2000 marzo ? – Se i veneti vanno al mare
Silvio Berlusconi vuole vincere. Si dirà che tutti vogliono vincere, verissimo; però lui di più, nessuno ci
conta quanto lui. L’homo berlusconianus è più che mai vincente o non è: «I bambini sognano di
diventare come me», diceva al momento di entrare in politica, e aggiungeva: «Le mamme mi amano
perché offro loro le telenovelas». A quei tempi, sette anni fa, Achille Occhetto andava in Tv e, a chi gli
domandava che cosa pensasse della privatizzazione della Comit, rispondeva: «Non so che cosa sono le
azioni». Sapete tutti come andò a finire, una passeggiata per il cavaliere, ovviamente. Dopo sei anni di
Scalfaro, di Dini, di Prodi e di D’Alema, Berlusconi non ne può più, è un’attesa contronatura la sua.
Dopo Mediaset, sogna Italiaset, il ritorno a Palazzo Chigi, ma per riuscirci non può dar retta alle
paturnie di Fini, Casini e Buttiglione. I tre ragionano da gregari, ma Berlusconi si è stufato di pensare
alla squadra. Oramai pensa più che mai in proprio, da leader che si gioca tutto: per questo ha
strangolato il Polo. Il Polo è defunto quanto l’Ulivo. Il Polo era competitivo, ma non vincente, e
dunque a Berlusconi non bastava più. I sondaggi e le elezioni europee gli dicono da tempo che, se
Forza Italia cresce Alleanza Nazionale arranca mentre i centristi servono soltanto ad arrotondare.
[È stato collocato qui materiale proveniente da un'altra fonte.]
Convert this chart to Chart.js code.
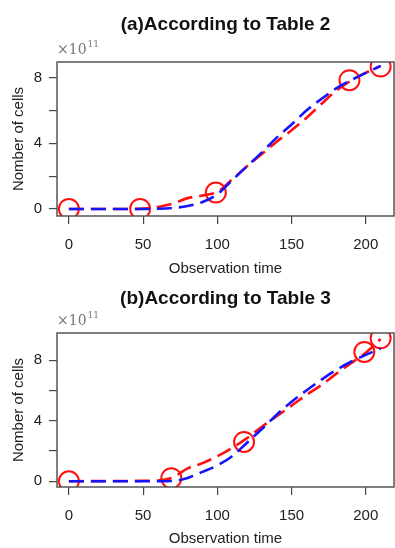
<!DOCTYPE html>
<html>
<head>
<meta charset="utf-8">
<script src="https://cdn.jsdelivr.net/npm/chart.js@4.4.1/dist/chart.umd.min.js"></script>
<style>
  body { margin: 0; background: #fff; }
  canvas { display: block; }
</style>
</head>
<body>
<canvas id="chartA" width="395" height="280"></canvas>
<canvas id="chartB" width="395" height="268"></canvas>
<script>
// observed points (red circles), values in units of 10^11 cells
var obsTimeA = [0, 48, 99, 189, 210];
var obsCellsA = [0, 0, 1.0, 7.85, 8.68];
var obsTimeB = [0, 69, 118, 199, 210];
var obsCellsB = [0, 0.2, 2.6, 8.55, 9.45];

// fitted curves, every 10 time units
var fitTime = [0, 10, 20, 30, 40, 50, 60, 70, 80, 90, 100, 110, 120, 130, 140, 150, 160, 170, 180, 190, 200, 210];
var redFitA = [0, 0, 0, 0, 0, 0.02, 0.12, 0.32, 0.66, 0.82, 1.05, 1.8, 2.6, 3.35, 4.1, 4.8, 5.55, 6.4, 7.2, 7.82, 8.3, 8.72];
var blueFitA = [0, 0, 0, 0, 0, 0, 0.01, 0.06, 0.18, 0.42, 0.9, 1.75, 2.6, 3.45, 4.35, 5.15, 6.0, 6.7, 7.35, 7.85, 8.3, 8.72];
var redFitB = [0, 0.01, 0.01, 0.02, 0.02, 0.03, 0.05, 0.25, 0.85, 1.2, 1.65, 2.2, 2.85, 3.6, 4.3, 5.0, 5.7, 6.35, 7.1, 7.8, 8.5, 9.4];
var blueFitB = [0, 0, 0, 0, 0, 0, 0, 0.02, 0.22, 0.62, 1.05, 1.65, 2.55, 3.45, 4.4, 5.25, 6.0, 6.7, 7.35, 7.9, 8.35, 8.78];

var xTicks = [0, 50, 100, 150, 200];
var yTicks = [0, 2, 4, 6, 8];

var FONT = '"Liberation Sans", Arial, sans-serif';

function pairs(xs, ys) {
    return xs.map(function (x, i) { return { x: x, y: ys[i] }; });
}

// frame round the plot, title and the x10^11 note
var framePlugin = {
    id: 'frame',
    afterDraw: function (chart, args, o) {
        var ctx = chart.ctx, a = chart.chartArea;
        ctx.save();
        ctx.strokeStyle = '#555';
        ctx.lineWidth = 1.5;
        ctx.strokeRect(a.left, a.top, a.right - a.left, a.bottom - a.top);

        ctx.fillStyle = '#111';
        ctx.font = 'bold 19px ' + FONT;
        ctx.textAlign = 'center';
        ctx.textBaseline = 'middle';
        ctx.fillText(o.title, (a.left + a.right) / 2, o.titleY);

        ctx.fillStyle = '#777';
        ctx.textAlign = 'left';
        ctx.textBaseline = 'alphabetic';
        ctx.font = '14px "DejaVu Serif", serif';
        ctx.fillText('\u00d710', a.left, o.expY);
        var w = ctx.measureText('\u00d710').width;
        ctx.font = '9px "DejaVu Serif", serif';
        ctx.fillText('11', a.left + w + 1, o.expY - 7);
        ctx.restore();
    }
};

function makeChart(id, opt) {
    new Chart(document.getElementById(id), {
        type: 'line',
        data: {
            datasets: [
                {
                    label: 'blue',
                    data: pairs(fitTime, opt.blue),
                    borderColor: '#1414ff',
                    borderWidth: 2.6,
                    borderDash: [15, 7],
                    pointRadius: 0,
                    fill: false,
                    cubicInterpolationMode: 'monotone',
                    clip: 0
                },
                {
                    label: 'red',
                    data: pairs(fitTime, opt.red),
                    borderColor: '#ff1010',
                    borderWidth: 2.6,
                    borderDash: [15, 7],
                    pointRadius: 0,
                    fill: false,
                    cubicInterpolationMode: 'monotone',
                    clip: 0
                },
                {
                    label: 'observed',
                    data: pairs(opt.obsX, opt.obsY),
                    showLine: false,
                    pointRadius: 10,
                    pointBorderWidth: 2,
                    pointBorderColor: '#ff1010',
                    pointBackgroundColor: 'rgba(0,0,0,0)',
                    clip: 0
                }
            ]
        },
        options: {
            responsive: false,
            animation: false,
            layout: { autoPadding: false, padding: { top: opt.top, right: 1, left: 0, bottom: 0 } },
            plugins: {
                legend: { display: false },
                tooltip: { enabled: false },
                frame: { title: opt.title, titleY: opt.titleY, expY: opt.expY }
            },
            scales: {
                x: {
                    type: 'linear',
                    min: -8,
                    max: 219,
                    afterBuildTicks: function (s) { s.ticks = xTicks.map(function (v) { return { value: v }; }); },
                    afterFit: function (s) { s.height = opt.xHeight; s.paddingLeft = 0; s.paddingRight = 0; },
                    grid: { drawOnChartArea: false, drawTicks: true, tickLength: 8, color: '#444', lineWidth: 1.2 },
                    border: { display: false },
                    ticks: { padding: 12, color: '#222', font: { family: FONT, size: 15 }, maxRotation: 0 },
                    title: { display: true, text: 'Observation time', color: '#222', font: { family: FONT, size: 15 }, padding: { top: 0, bottom: opt.xTitlePad } }
                },
                y: {
                    type: 'linear',
                    min: opt.yMin,
                    max: opt.yMax,
                    afterBuildTicks: function (s) { s.ticks = yTicks.map(function (v) { return { value: v }; }); },
                    afterFit: function (s) { s.width = 57; s.paddingTop = 0; s.paddingBottom = 0; },
                    grid: { drawOnChartArea: false, drawTicks: true, tickLength: 8, color: '#444', lineWidth: 1.2 },
                    border: { display: false },
                    ticks: {
                        padding: 7,
                        color: '#222',
                        font: { family: FONT, size: 15 },
                        callback: function (v) { return v % 4 === 0 ? String(v) : ''; }
                    },
                    title: { display: true, text: 'Nomber of cells', color: '#222', font: { family: FONT, size: 15 }, padding: { top: 10, bottom: 0 } }
                }
            }
        },
        plugins: [framePlugin]
    });
}

makeChart('chartA', {
    title: '(a)According to Table 2', titleY: 25, expY: 54,
    top: 62, xHeight: 64, xTitlePad: 2,
    yMin: -0.43, yMax: 8.96,
    red: redFitA, blue: blueFitA, obsX: obsTimeA, obsY: obsCellsA
});

makeChart('chartB', {
    title: '(b)According to Table 3', titleY: 19, expY: 45,
    top: 53, xHeight: 61, xTitlePad: 0,
    yMin: -0.38, yMax: 9.8,
    red: redFitB, blue: blueFitB, obsX: obsTimeB, obsY: obsCellsB
});
</script>
</body>
</html>
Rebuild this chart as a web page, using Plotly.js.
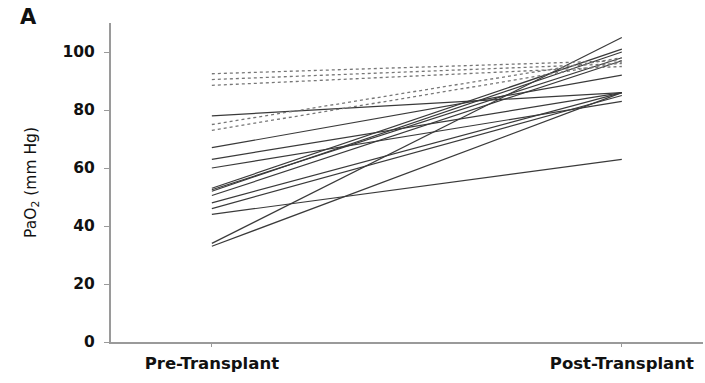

Se
non ci rendiamo conto di questo retropensiero, non si capisce niente di Berlusconi né del suo
arrembaggio. Per andare sul sicuro aveva bisogno almeno di Bossi; per cautelarsi al 100 per 100, cerca
Pannella. Reinventa alleanze sfasciate, ritrova clienti difficili, ma è sicuro di non poterne fare a meno
per vincere le regionali, tanto per cominciare. Il resto verrà, c’è sempre tempo. Certo, possono accadere
cose dell’altro mondo. Il 29 gennaio, ad esempio, Pannella e Bonino chiedono a Berlusconi di sostituire
di brutto la candidatura di Galan con quella di Brunetta, ma in queste ore potrebbe benissimo accadere
che proprio i radicali diventino i garanti, in carta bollata, della passeggiata elettorale di Galan. Se lo
conosco, Galan avrebbe forse preferito – per continenza – limitarsi all’alleanza con Bossi, ma tant’è,
deciderà Berlusconi per tutti. Come dicono i forzisti piemontesi: «Siamo un esercito sabaudo trasferito
in politica e facciamo quel che Berlusconi ci chiede di fare». Di fronte a una così allargata «grosse
koalition», le possibilità di Massimo Cacciari sarebbero ridotte pressoché a zero. Gli resterebbero due
armi: la forte immagine personale e l’astensionismo che potrebbe colpire questa inedita «Viribus
unitis» moderata. In ogni caso, e anche se non lo volesse, Cacciari è condannato a «dimenticare» la sua
coalizione. Per non partire battuto, può soltanto fare una campagna ultra-presidenzialista, tutta fondata
sul patto personalizzato con gli altri elettori. Alle Comunali del 1993 a Venezia, Gianni De Michelis si
presentò agli elettori con lo slogan «Non promesse ma contratti». Acquistò alcune pagine di pubblicità
sui quotidiani, firmando per così dire accordi con le categorie economiche. Non dico che Cacciari
debba reinventarsi «contratti» regionali, ma più Berlusconi affolla la «grosse koalition» più l’ex
sindaco di Venezia sarà spinto a scommettere tutto su se stesso. La sua squadra conta molto meno della
squadra di Galan, questo il punto. Sintomatico il caso-Tremonti. Ex socialista, ex Patto Segni, Tremonti
è uno dei più affermati tributaristi italiani, specializzato se ricordo bene in operazioni di ristrutturazione
societaria. È stato ministro delle Finanze, è un massacratore di Visco, è il cantore delle partite Iva, è
l’esponente di Forza Italia che più ha lavorato per l’accordo con la Lega. Da professionista, ha studi a
Milano e a Roma: quando diventò ministro, nel 1994, denunciava al fisco quasi due miliardi, terzo in
graduatoria dopo Berlusconi (14) e Giuliano Ferrara (2). Se vince Berlusconi nel 2001, sarà
matematicamente ministro dell’Economia. Non mi pare tipo da farsi paracadutare part-time nel Veneto,
come assessore senza portafoglio, con compiti da costituzionalista. Credo piuttosto che il suo nome sia
stato fatto circolare per un gioco di specchi e di immagine. Silvio Berlusconi vuole vincere, a
cominciare dal Veneto. E sa, sondaggi alla mano, che l’arma di Massimo Cacciari è l’appeal, temibile

perché arma paradossalmente berlusconiana. Voteremo senza programmi. Come sostiene Altan,
l’italiano è un popolo straordinario, ma non normale.